Saturday, April 17, 2010

Like a seed .....

Maybe I've finally found a use for all the connectivity in my life. I'm not really sure how much God hath wrought, but Gates, and Dell and RIM and the guys in the garages who came up with twitter and its ilk have been working overtime to help me stay plugged in and it's about time I started to take advantage of it, even if I have no idea what an advantage might look like much less a benefit.

Perhaps like you, I have a phone that talks to all my email accounts, except my work account (which is okay by me), and also allows me to social network (never thought I'd learn to use that as a verb without stuttering or blushing) and I can take pictures (I'm not good at it, so that kind of puts paid to the adage 'practice makes perfect') and write notes inside the social networks to people I've known for a hundred millions years, like Rik in Berlin, and others not quite that long, Dave in Texas and Patrick in DC, and chat away as if it were only yesterday when we last saw one another.

Rik, who earlier in the week was taking some teasing on line about his bicycle, which did look a little girly but if it gets him to where he wants to go, who cares--we last saw one another in his house not too far from AFN Berlin about two weeks before my wife and I learned she was pregnant with our son, Patrick Michael who turns 28 in July.

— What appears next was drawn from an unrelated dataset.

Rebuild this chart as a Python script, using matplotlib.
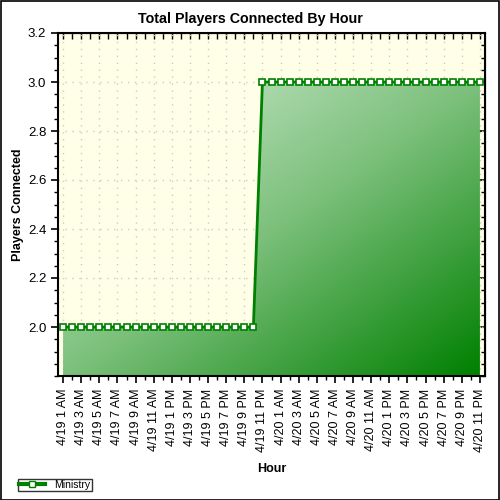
import matplotlib
matplotlib.use('Agg')
import matplotlib.pyplot as plt
import numpy as np
from matplotlib.colors import LinearSegmentedColormap
from matplotlib.ticker import MultipleLocator, FixedLocator
from matplotlib.lines import Line2D

plt.rcParams['font.family'] = ['Liberation Sans', 'DejaVu Sans']

# hourly samples, 4/19 1 AM .. 4/20 11 PM
players = [2, 2, 2, 2, 2, 2, 2, 2, 2, 2, 2, 2, 2, 2, 2, 2, 2, 2, 2, 2, 2, 2,
           3, 3, 3, 3, 3, 3, 3, 3, 3, 3, 3, 3, 3, 3, 3, 3, 3, 3, 3, 3, 3, 3,
           3, 3, 3]
# labels shown every second hour
hour_labels = ['4/19 1 AM', '4/19 3 AM', '4/19 5 AM', '4/19 7 AM', '4/19 9 AM',
               '4/19 11 AM', '4/19 1 PM', '4/19 3 PM', '4/19 5 PM', '4/19 7 PM',
               '4/19 9 PM', '4/19 11 PM', '4/20 1 AM', '4/20 3 AM', '4/20 5 AM',
               '4/20 7 AM', '4/20 9 AM', '4/20 11 AM', '4/20 1 PM', '4/20 3 PM',
               '4/20 5 PM', '4/20 7 PM', '4/20 9 PM', '4/20 11 PM']
y_ticks = [2.0, 2.2, 2.4, 2.6, 2.8, 3.0, 3.2]
series_name = 'Ministry'

green = '#008000'
x = np.arange(len(players))
y = np.array(players, dtype=float)

fig = plt.figure(figsize=(5, 5), dpi=100)
fig.patch.set_facecolor('white')
fig.patches.append(plt.Rectangle((0.001, 0.001), 0.997, 0.997, transform=fig.transFigure,
                                 fill=False, edgecolor='black', linewidth=1.2))

ax = fig.add_axes([0.116, 0.248, 0.854, 0.686])
ax.set_facecolor('#fffee6')
ymin, ymax = 1.8, 3.2
xlim = (-0.56, len(players) - 1 + 0.56)
ax.set_xlim(*xlim)
ax.set_ylim(ymin, ymax)

# gradient fill under the line
fill = ax.fill_between(x, y, ymin, facecolor='none', edgecolor='none')
cmap = LinearSegmentedColormap.from_list('g', ['#d8eed8', '#7cc07c', green])
gx, gy = np.meshgrid(np.linspace(0, 1, 200), np.linspace(0, 1, 200))
grad = (gx + gy) / 2
img = ax.imshow(grad, cmap=cmap, aspect='auto', origin='upper',
                extent=[x[0], x[-1], ymin, y.max()], zorder=1)
img.set_clip_path(fill.get_paths()[0], transform=ax.transData)

ax.plot(x, y, color=green, linewidth=2, marker='s', markersize=5,
        markerfacecolor='white', markeredgecolor=green, markeredgewidth=1.2,
        zorder=3, clip_on=False)

ax.set_xticks(x[::2])
ax.set_xticklabels(hour_labels, rotation=90, fontsize=9)
ax.xaxis.set_minor_locator(FixedLocator(x[1::2]))
ax.yaxis.set_major_locator(FixedLocator(y_ticks))
ax.yaxis.set_minor_locator(MultipleLocator(0.05))
ax.set_yticklabels(['%.1f' % v for v in y_ticks], fontsize=9.5)

ax.tick_params(axis='both', which='major', length=5, width=1.2, direction='out')
ax.tick_params(axis='both', which='minor', length=3, width=1, direction='out')
ax.tick_params(axis='x', which='major', pad=4)

# inward ticks on top and right edges
top = ax.secondary_xaxis('top')
top.xaxis.set_major_locator(MultipleLocator(1))
top.tick_params(direction='in', length=4, width=1, labeltop=False)
right = ax.secondary_yaxis('right')
right.yaxis.set_major_locator(FixedLocator(y_ticks))
right.yaxis.set_minor_locator(MultipleLocator(0.05))
right.tick_params(which='major', direction='in', length=5, width=1.2, labelright=False)
right.tick_params(which='minor', direction='in', length=3, width=1)

ax.grid(True, which='major', color='#cccccc', linestyle=(0, (1, 4)), linewidth=1)
ax.set_axisbelow(True)
for s in ax.spines.values():
    s.set_linewidth(1.5)

fig.suptitle('Total Players Connected By Hour', fontsize=10.3, fontweight='bold', y=0.976)
ax.set_ylabel('Players Connected', fontsize=9, fontweight='bold')
ax.yaxis.set_label_coords(-0.079, 0.5)
ax.set_xlabel('Hour', fontsize=9, fontweight='bold', labelpad=8)

handle = Line2D([], [], color=green, linewidth=3, marker='s', markersize=5,
                markerfacecolor='white', markeredgecolor=green)
leg = fig.legend([handle], [series_name], loc='lower left', bbox_to_anchor=(0.036, 0.018),
                 fontsize=7.5, frameon=True, fancybox=False, edgecolor='black',
                 borderpad=0.1, handlelength=2.5, handletextpad=0.9, borderaxespad=0)
leg.get_frame().set_linewidth(1)

fig.savefig('out.png', dpi=100)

I even corresponded with his daughter, Heather, who may well have been about the right age for Rik's current bike when I met her damals.

Just a few days ago I rediscovered a friend I had lost out of my eye after close to two and a half decades--typed in his name and dozens if not hundreds came back and halfway down the first page was a photo of a fellow with his eye in a video camera viewfinder whose profile talked out of hiking the Alps. Sure enough, it was he. He has children of his own and a life quite different from what any of us in the little production studio under the rafters, a floor above the Paternosters at the Abrams Building, the I. G. Farben Hochhaus, on Gruneberg Platz in Frankfurt could have ever imagined.

"I wish I knew; wish I could prove the reason why this life on earth Is scattered like the universe. I'm scattered here and scattered there, bits of me scattered everywhere." Could it be technology is a tool that not only helps you track what you've lost, but also what you've found?